Wasn’t the United States supposed to have learned that good deal about Soviet submarines when they raised that one out of very deep waters off the coast of Hawaii back in the 1970s?
But getting back on topic, the article was probably right--the primary goal of the Soviet Navy was to protect its ballistic missile submarines in the Barents Sea and the Sea of Okhotsk, since Soviet war policy was to keep ballistic submarines as close to Russian land regions as possible.
The land war would have been quickly lost without escalating to nuclear.
In the 70's there were only 6 NATO ports with ship offload capability.
If the Soviet hit these targets our resupply capability would have been crippled to the point of failure, given that out Navy had limited self-offload capability.
We had the drop on their subs with seafloor listening devices until Toshiba sold them state-of-the-art machine tools.

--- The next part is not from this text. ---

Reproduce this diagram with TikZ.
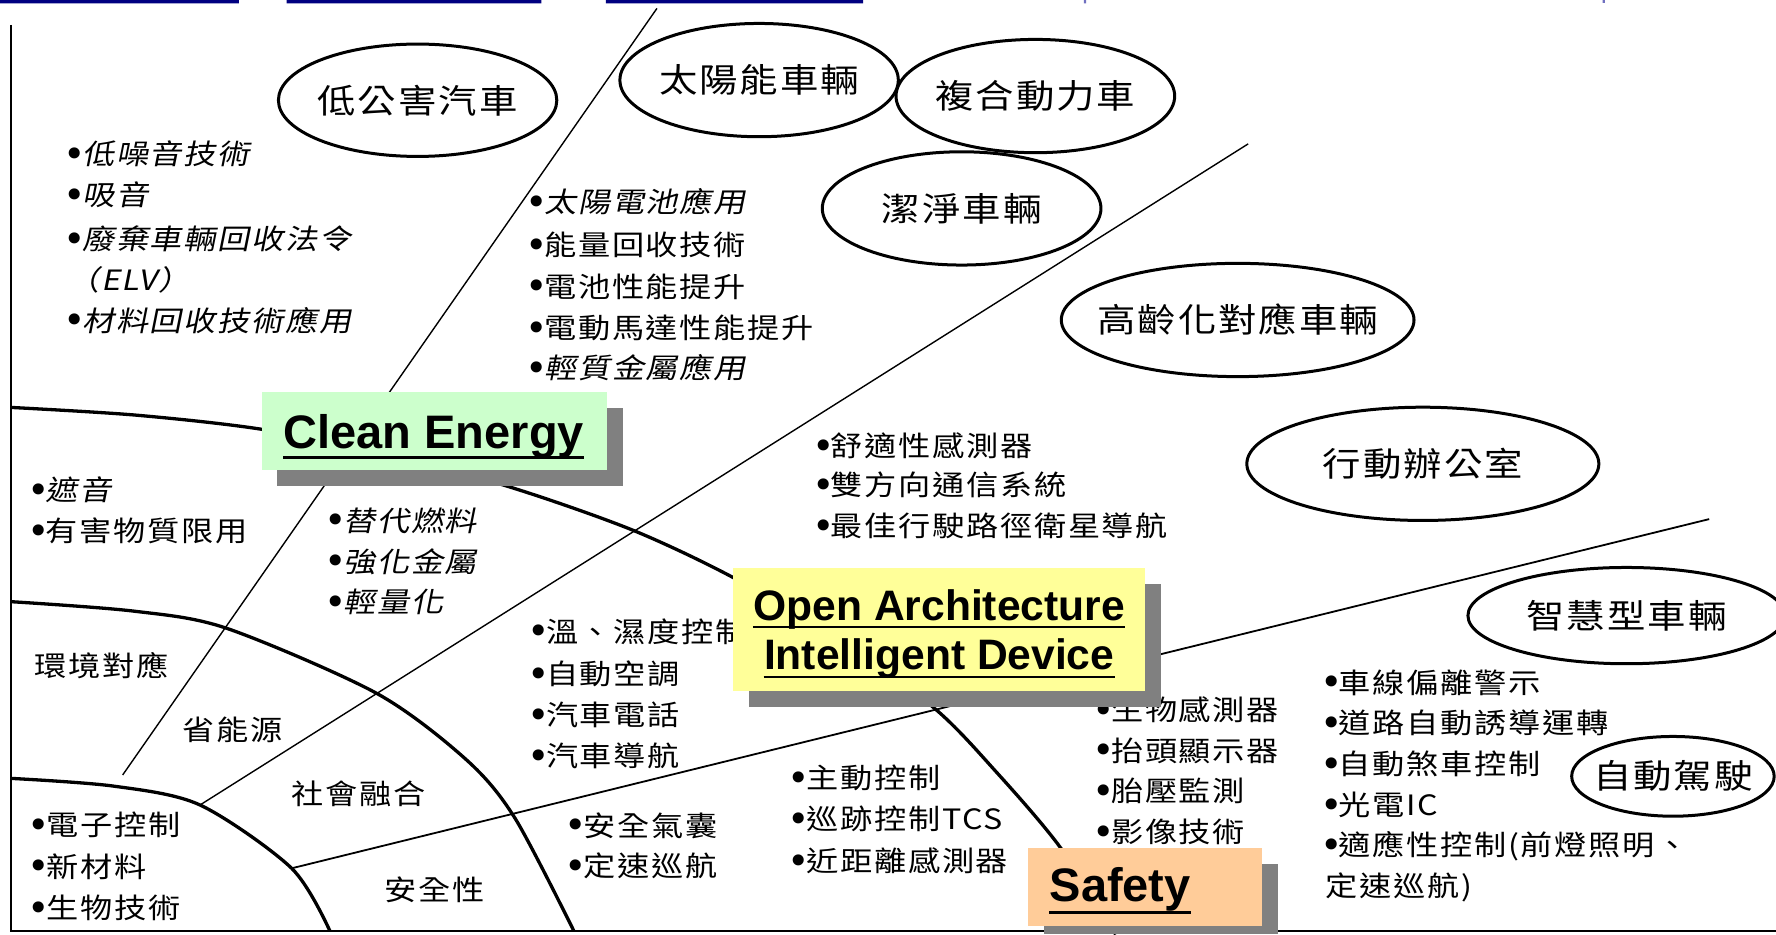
\documentclass[tikz,border=0pt]{standalone}
\usepackage{fontspec}
\usetikzlibrary{shapes.geometric}
\newfontfamily\cjk{Noto Sans CJK TC}[FakeStretch=1.15,LetterSpace=6]
\newfontfamily\cjkit{Noto Sans CJK TC}[FakeStretch=1.15,LetterSpace=6,FakeSlant=0.2]
\newfontfamily\arb{Liberation Sans Bold}
\newfontfamily\djv{DejaVu Sans}
\newcommand\bu{\makebox[7.5pt][c]{\raisebox{-1.4pt}{\djv\fontsize{19}{19}\selectfont •}}}
\newcommand\ctr[1]{\makebox[0pt][c]{#1}}
\definecolor{navybar}{HTML}{000080}
\definecolor{tickblue}{HTML}{7070C0}
\definecolor{cegreen}{HTML}{CCFFCC}
\definecolor{oayellow}{HTML}{FFFF99}
\definecolor{sforange}{HTML}{FFCC99}
\definecolor{shadowgray}{HTML}{808080}
\tikzset{
  framel/.style={line width=1.3pt},
  arcl/.style={line width=1.65pt},
  thinl/.style={line width=0.7pt},
  midl/.style={line width=0.9pt},
  ell/.style={ellipse, draw, line width=1.5pt, fill=white, inner sep=0pt,
    font=\cjk\fontsize{16.7}{19}\selectfont},
  lst/.style={anchor=west, inner sep=0pt, font=\cjk\fontsize{14}{16}\selectfont},
  lsti/.style={anchor=west, inner sep=0pt, font=\cjkit\fontsize{14}{16}\selectfont},
  boxtxt/.style={anchor=base, inner sep=0pt},
}
\begin{document}
\begin{tikzpicture}[x=0.56633pt,y=-0.56633pt]
\useasboundingbox (0,0) rectangle (1568,825);
\fill[white] (0,0) rectangle (1568,825);
% top bars
\fill[navybar] (0,0) rectangle (211,3) (253,0) rectangle (478,3) (535,0) rectangle (762,3);
\fill[tickblue] (957,0) rectangle (959,3) (1415,0) rectangle (1417,2.5);
% frame
\coordinate (ftop) at (9.7,22);
\coordinate (fcorner) at (9.7,822);
\coordinate (fright) at (1568,822);
\draw[framel] (ftop) -- (fcorner) -- (fright);
% arcs
\draw[arcl] plot[smooth] coordinates {(9.7,359.7) (120,366.5) (231,379) (339,401) (447,429) (557,467.4) (647.5,510) (736,563) (824,624.5) (880,682) (936,748) (985,825)};
\draw[arcl] plot[smooth] coordinates {(9.7,531.2) (117.7,539.5) (200.1,554.7) (332.5,612.1) (412,671) (454.7,722.4) (506.7,822)};
\draw[arcl] plot[smooth] coordinates {(9.7,687.2) (100,694) (176.6,710.7) (257.5,766.6) (291.3,822)};
% straight dividers
\coordinate (l1a) at (580,7.4);   \coordinate (l1b) at (108.3,684.2);
\coordinate (l2a) at (1102,127);  \coordinate (l2b) at (176.6,710.7);
\coordinate (l3a) at (257.5,766.6); \coordinate (l3b) at (1509,458.3);
\draw[thinl] (l1a) -- (l1b);
\draw[thinl] (l2a) -- (l2b);
\draw[midl] (l3a) -- (l3b);
% ellipses
\node[ell, minimum width={245.8*0.56633pt}, minimum height={99.2*0.56633pt}] (e1) at (368.7,88.5) {\ctr{低公害汽車}};
\node[ell, minimum width={245.8*0.56633pt}, minimum height={100*0.56633pt}] (e2) at (670.2,70.7) {\ctr{太陽能車輛}};
\node[ell, minimum width={246*0.56633pt}, minimum height={100*0.56633pt}] (e3) at (914.1,84.8) {\ctr{複合動力車}};
\node[ell, minimum width={246*0.56633pt}, minimum height={100*0.56633pt}] (e4) at (849,184) {\ctr{潔淨車輛}};
\node[ell, minimum width={311.4*0.56633pt}, minimum height={100*0.56633pt}] (e5) at (1092.7,282.5) {\ctr{高齡化對應車輛}};
\node[ell, minimum width={310.8*0.56633pt}, minimum height={100*0.56633pt}] (e6) at (1256.2,409.5) {\ctr{行動辦公室}};
\node[ell, minimum width={280*0.56633pt}, minimum height={85*0.56633pt}] (e7) at (1436,543.5) {\ctr{智慧型車輛}};
\node[ell, minimum width={178.8*0.56633pt}, minimum height={70.4*0.56633pt}] (e8) at (1477,685.4) {\ctr{自動駕駛}};
% text lists
\node[lsti] (t1) at (59,136) {\bu 低噪音技術};
\node[lsti] (t2) at (59,172.5) {\bu 吸音};
\node[lsti] (t3) at (59,211) {\bu 廢棄車輛回收法令};
\node[lsti] (t4) at (59,247.2) {（ELV）};
\node[lsti] (t5) at (59,283) {\bu 材料回收技術應用};
\node[lsti] (t6) at (467,178) {\bu 太陽電池應用};
\node[lst] (t7) at (467,216.3) {\bu 能量回收技術};
\node[lst] (t8) at (467,253.1) {\bu 電池性能提升};
\node[lst] (t9) at (467,289.9) {\bu 電動馬達性能提升};
\node[lsti] (t10) at (467,325.2) {\bu 輕質金屬應用};
\node[lsti] (t11) at (27,432.8) {\bu 遮音};
\node[lst] (t12) at (27,468.9) {\bu 有害物質限用};
\node[lsti] (t13) at (289.5,459.8) {\bu 替代燃料};
\node[lsti] (t14) at (289.5,495.9) {\bu 強化金屬};
\node[lsti] (t15) at (289.5,532) {\bu 輕量化};
\node[lst] (t16) at (720,393.7) {\bu 舒適性感測器};
\node[lst] (t17) at (720,428.3) {\bu 雙方向通信系統};
\node[lst] (t18) at (720,464.4) {\bu 最佳行駛路徑衛星導航};
\node[lst] (t19) at (468.5,557.6) {\bu 溫、濕度控制};
\node[lst] (t20) at (468.5,595.2) {\bu 自動空調};
\node[lst] (t21) at (468.5,631.2) {\bu 汽車電話};
\node[lst] (t22) at (468.5,667.3) {\bu 汽車導航};
\node[lst] (t23) at (501.5,729) {\bu 安全氣囊};
\node[lst] (t24) at (501.5,765) {\bu 定速巡航};
\node[lst] (t25) at (698.5,686.9) {\bu 主動控制};
\node[lst] (t26) at (698.5,723) {\bu 巡跡控制TCS};
\node[lst] (t27) at (698.5,760.5) {\bu 近距離感測器};
\node[lst] (t28) at (967.5,626.7) {\bu 生物感測器};
\node[lst] (t29) at (967.5,662.8) {\bu 抬頭顯示器};
\node[lst] (t30) at (967.5,698.9) {\bu 胎壓監測};
\node[lst] (t31) at (967.5,735) {\bu 影像技術};
\node[lst] (t32) at (1168.5,602.7) {\bu 車線偏離警示};
\node[lst] (t33) at (1168.5,638.8) {\bu 道路自動誘導運轉};
\node[lst] (t34) at (1168.5,674.8) {\bu 自動煞車控制};
\node[lst] (t35) at (1168.5,710.9) {\bu 光電IC};
\node[lst] (t36) at (1168.5,747) {\bu 適應性控制(前燈照明、};
\node[lst] (t37) at (1170,783.1) {定速巡航)};
\node[lst] (t38) at (27.5,728.4) {\bu 電子控制};
\node[lst] (t39) at (27.5,765.2) {\bu 新材料};
\node[lst] (t40) at (27.5,801.9) {\bu 生物技術};
\node[lst] (s1) at (30,588) {環境對應};
\node[lst] (s2) at (161,644.5) {省能源};
\node[lst] (s3) at (257,700.4) {社會融合};
\node[lst] (s4) at (339,785.7) {安全性};
% Clean Energy box
\fill[shadowgray] (244.3,360.5) rectangle (549.7,429);
\fill[cegreen] (231,346.4) rectangle (535.6,415);
\node[boxtxt, font=\arb\fontsize{23.5}{28}\selectfont] (ce) at (383,395.8) {Clean Energy};
\draw[line width=1.6pt] ([yshift=-4.7pt]ce.base west) -- ([yshift=-4.7pt]ce.base east);
% Open Architecture box
\fill[shadowgray] (661.5,515.9) rectangle (1024.7,623.9);
\fill[oayellow] (647.4,501.7) rectangle (1010.9,609.8);
\node[boxtxt, font=\arb\fontsize{21.3}{25}\selectfont] (oa1) at (829.2,547.4) {Open Architecture};
\node[boxtxt, font=\arb\fontsize{21.3}{25}\selectfont] (oa2) at (829.2,591.5) {Intelligent Device};
\draw[line width=1pt] ([yshift=-3.6pt]oa1.base west) -- ([yshift=-3.6pt]oa1.base east);
\draw[line width=1pt] ([yshift=-3.6pt]oa2.base west) -- ([yshift=-3.6pt]oa2.base east);
% Safety box
\fill[shadowgray] (922,763) rectangle (1128,825);
\fill[sforange] (907.8,748.9) rectangle (1113.9,817.2);
\node[boxtxt, anchor=base west, font=\arb\fontsize{23.5}{28}\selectfont] (sf) at (926.4,796) {Safety};
\draw[line width=1.6pt] ([yshift=-5.3pt]sf.base west) -- ([yshift=-5.3pt]sf.base east);
\end{tikzpicture}
\end{document}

I always thought that the best action for the Soviets (when they were at their strongest relative to us, about 1980) would have been a very advance, perhaps taking 50 square miles of West Germany, and then stopping...and asking the US if we REALLY wanted to exchange nukes over that small, mostly-farm, area.
If the US was ready to talk, then they could have gotten MAJOR concessions on trade, technology, etc. and possibly got to the point where they were able to effectively control Western Europe without firing a shot.
...and given what we see now in Western Europe, it probably would have been better for them.
I think this is a pointless article. Not one mention is made of the Walker spy ring, which would have tipped the naval balance of power decisively in the USSR’s favor.